Lobelia (Cardinal Flower)

        Commonly called cardinal flower, perennial lobelia is a easy to grow North American native plant, especially if you have a wet, swampy location for it. The plant has attractive, dark-green to reddish bronze leaves and showy, 3-5′ spikes of brilliant red or blue flowers that bloom from late summer to early fall. Perennial lobelias are useful for difficult wet locations in full sun or partial shade. They make a wonderful choice for landscaping around ponds and streams — anywhere the soil is consistently moist. In fact, lobelia even loves downright wet conditions, making it a top choice for bog gardens. The perennial type of lobelia plants (not to be confused with the low-growing, often blue annual types) are magnets for birds, hummingbirds, and butterflies, so they’re great for wildlife gardens. The foliage is a handsome rich green to sometimes dark reddish purple. The plant produces striking spikes of flowers in all shades of red, pink, blue, and white.

       Plant perennial lobelia in a sunny or partially sunny spot with rich, moist soil. In nature, you’ll find these plants in swampy situations so try to match their needs by providing plenty of moisture. In average soil, lobelia can be a little short lived, surviving a couple of years before fading out. In locations with more consistent moisture, it tends to last longer. Lobelia needs humus-rich soil. Mulch with a biodegradable material, such as wood bark or chopped leaves, to add humus to the soil. Add extra interest in your garden by scoping out varieties that have rich bronze or purple foliage throughout the growing season.
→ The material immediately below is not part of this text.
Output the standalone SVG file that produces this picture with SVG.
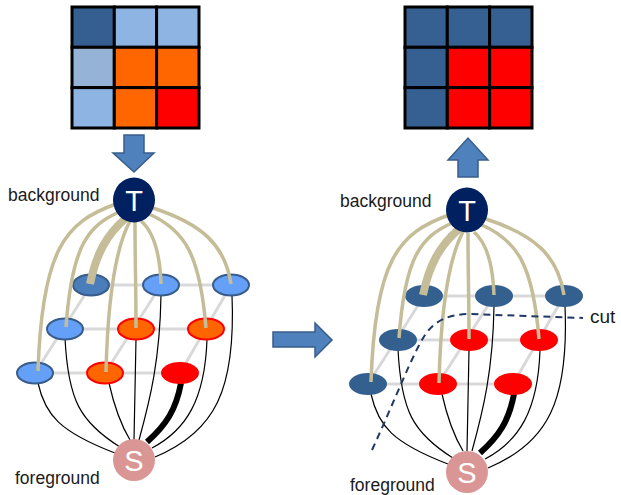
<svg xmlns="http://www.w3.org/2000/svg" width="621" height="495" viewBox="0 0 621 495">
<style>
.lbl{font-family:"Liberation Sans",Arial,sans-serif;font-size:17.5px;fill:#1a1a1a}
.big{font-family:"Liberation Sans",Arial,sans-serif;font-size:29px;fill:#ffffff;text-anchor:middle}
.grid{stroke:#d9d9d9;stroke-width:3;fill:none}
.fg{stroke:#000;stroke-width:1.2;fill:none}
.fgb{stroke:#000;stroke-width:6;fill:none}
.bg{stroke:#c4bd97;stroke-width:3.5;fill:none}
.bgb{stroke:#c4bd97;stroke-width:8;fill:none}
.cell{stroke:#000;stroke-width:3}
.arr{fill:#4f81bd;stroke:#385d8a;stroke-width:1.5}
.lb{fill:#65a0f8;stroke:#385d8a;stroke-width:2}
.db{fill:#4a7dba;stroke:#385d8a;stroke-width:2}
.or{fill:#ff6600;stroke:#ff0000;stroke-width:2}
.rd{fill:#ff0000}
.nb{fill:#33608f}
</style>
<defs>
<g id="gridlines">
<path class="grid" d="M91,285 H231 M65,329 H206 M35,373 H180 M91,285 L35,373 M161,285 L105,373 M231,285 L180,373"/>
</g>
<g id="fgedges">
<path class="fg" d="M38,383 C45,415 60,432 115,453"/>
<path class="fg" d="M65,338 C68,400 80,422 120,447"/>
<path class="fg" d="M109,383 C115,410 121,425 130,440"/>
<path class="fg" d="M136,339 L134,440"/>
<path class="fg" d="M161,295 C160,360 150,400 139,440"/>
<path class="fgb" d="M181,383 C176,410 166,425 147,442"/>
<path class="fg" d="M207,339 C205,400 186,430 152,448"/>
<path class="fg" d="M232,295 C236,390 215,432 155,457"/>
</g>
<g id="bgedges">
<path class="bg" d="M116,204 C65,222 42,250 38,371"/>
<path class="bg" d="M119,212 C88,226 72,245 66,327"/>
<path class="bgb" d="M126,218 C106,235 96,255 90,284"/>
<path class="bg" d="M130,221 C117,245 108,290 106,372"/>
<path class="bg" d="M135,222 C135,260 136,290 136,328"/>
<path class="bg" d="M141,221 C155,233 160,255 161,284"/>
<path class="bg" d="M149,214 C185,230 200,255 206,328"/>
<path class="bg" d="M153,208 C202,224 225,245 231,284"/>
</g>
</defs>

<!-- left matrix -->
<g id="matrix-left">
<rect class="cell" x="72" y="7" width="42.3" height="40.3" fill="#355f91"/>
<rect class="cell" x="114.3" y="7" width="42.3" height="40.3" fill="#8db4e2"/>
<rect class="cell" x="156.6" y="7" width="42.4" height="40.3" fill="#8db4e2"/>
<rect class="cell" x="72" y="47.3" width="42.3" height="40.3" fill="#95b3d7"/>
<rect class="cell" x="114.3" y="47.3" width="42.3" height="40.3" fill="#ff6600"/>
<rect class="cell" x="156.6" y="47.3" width="42.4" height="40.3" fill="#ff6600"/>
<rect class="cell" x="72" y="87.6" width="42.3" height="40.4" fill="#8db4e2"/>
<rect class="cell" x="114.3" y="87.6" width="42.3" height="40.4" fill="#ff6600"/>
<rect class="cell" x="156.6" y="87.6" width="42.4" height="40.4" fill="#ff0000"/>
</g>
<!-- right matrix -->
<g id="matrix-right">
<rect class="cell" x="405" y="7" width="42.3" height="40.3" fill="#366092"/>
<rect class="cell" x="447.3" y="7" width="42.3" height="40.3" fill="#366092"/>
<rect class="cell" x="489.6" y="7" width="42.4" height="40.3" fill="#366092"/>
<rect class="cell" x="405" y="47.3" width="42.3" height="40.3" fill="#366092"/>
<rect class="cell" x="447.3" y="47.3" width="42.3" height="40.3" fill="#ff0000"/>
<rect class="cell" x="489.6" y="47.3" width="42.4" height="40.3" fill="#ff0000"/>
<rect class="cell" x="405" y="87.6" width="42.3" height="40.4" fill="#366092"/>
<rect class="cell" x="447.3" y="87.6" width="42.3" height="40.4" fill="#ff0000"/>
<rect class="cell" x="489.6" y="87.6" width="42.4" height="40.4" fill="#ff0000"/>
</g>

<!-- block arrows -->
<g id="arrow-down">
<path class="arr" d="M124,135 H144 V153 H154 L134,172 L113,153 H124 Z"/>
</g>
<g id="arrow-up">
<path class="arr" d="M458,177 V160 H448 L468,138 L488,160 H478 V177 Z"/>
</g>
<g id="arrow-right">
<path class="arr" d="M273,332 H315 V323 L332,340 L315,357 V347 H273 Z"/>
</g>

<!-- left panel connectors (under nodes) -->
<g id="connectors-left">
<use href="#gridlines"/>
<use href="#fgedges"/>
</g>
<g id="connectors-right" transform="translate(333,11)">
<use href="#gridlines"/>
<use href="#fgedges"/>
</g>

<!-- left nodes -->
<g id="L-n11"><ellipse class="db" cx="91" cy="285" rx="18" ry="10.5"/></g>
<g id="L-n12"><ellipse class="lb" cx="161" cy="285" rx="18" ry="10.5"/></g>
<g id="L-n13"><ellipse class="lb" cx="231" cy="285" rx="18" ry="10.5"/></g>
<g id="L-n21"><ellipse class="lb" cx="65" cy="329" rx="18" ry="10.5"/></g>
<g id="L-n22"><ellipse class="or" cx="136" cy="329" rx="18" ry="10.5"/></g>
<g id="L-n23"><ellipse class="or" cx="206" cy="329" rx="18" ry="10.5"/></g>
<g id="L-n31"><ellipse class="lb" cx="35" cy="373" rx="18" ry="10.5"/></g>
<g id="L-n32"><ellipse class="or" cx="105" cy="373" rx="18" ry="10.5"/></g>
<g id="L-n33"><ellipse class="rd" cx="180" cy="373" rx="19" ry="11"/></g>

<!-- right nodes -->
<g transform="translate(333,11)">
<g id="R-n11"><ellipse class="nb" cx="91" cy="285" rx="19" ry="11"/></g>
<g id="R-n12"><ellipse class="nb" cx="161" cy="285" rx="19" ry="11"/></g>
<g id="R-n13"><ellipse class="nb" cx="231" cy="285" rx="19" ry="11"/></g>
<g id="R-n21"><ellipse class="nb" cx="65" cy="329" rx="19" ry="11"/></g>
<g id="R-n22"><ellipse class="rd" cx="136" cy="329" rx="19" ry="11"/></g>
<g id="R-n23"><ellipse class="rd" cx="206" cy="329" rx="19" ry="11"/></g>
<g id="R-n31"><ellipse class="nb" cx="35" cy="373" rx="19" ry="11"/></g>
<g id="R-n32"><ellipse class="rd" cx="105" cy="373" rx="19" ry="11"/></g>
<g id="R-n33"><ellipse class="rd" cx="180" cy="373" rx="19" ry="11"/></g>
</g>

<!-- background (T) connectors over nodes -->
<g id="connectors-T-left"><use href="#bgedges"/></g>
<g id="connectors-T-right" transform="translate(333,11)"><use href="#bgedges"/></g>

<!-- cut -->
<g id="cut">
<path d="M372,450 C395,400 412,355 425,335 C435,320 450,314 470,314 L583,318" fill="none" stroke="#1f3864" stroke-width="2" stroke-dasharray="7,5"/>
<text class="lbl" x="590" y="323" style="font-size:19px">cut</text>
</g>

<!-- terminals -->
<g id="L-T"><ellipse cx="134" cy="200" rx="21" ry="22.5" fill="#002060"/><text class="big" x="134" y="211">T</text></g>
<g id="L-S"><circle cx="134" cy="460" r="21" fill="#d99694"/><text class="big" x="134" y="471">S</text></g>
<g id="R-T"><ellipse cx="467" cy="210" rx="21" ry="22.5" fill="#002060"/><text class="big" x="467" y="221">T</text></g>
<g id="R-S"><circle cx="467" cy="472" r="21" fill="#d99694"/><text class="big" x="467" y="483">S</text></g>

<g id="labels">
<text class="lbl" x="8" y="201">background</text>
<text class="lbl" x="15" y="484">foreground</text>
<text class="lbl" x="340" y="207">background</text>
<text class="lbl" x="350" y="491">foreground</text>
</g>
</svg>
Lobelia grows 18 to 24 inches tall and wide, and is relatively deer resistant. It is hardy from zones 3-9. It works well in containers and makes good cut flowers. They are easily propagated to build up impressive colonies by dividing the clumps in early spring, as the new growth is awakening, either using a knife or a pair of digging forks. Perennial lobelias enjoy the same moist soil conditions as primroses, so these – especially the red or pinkish colored varieties – make happy companion plants.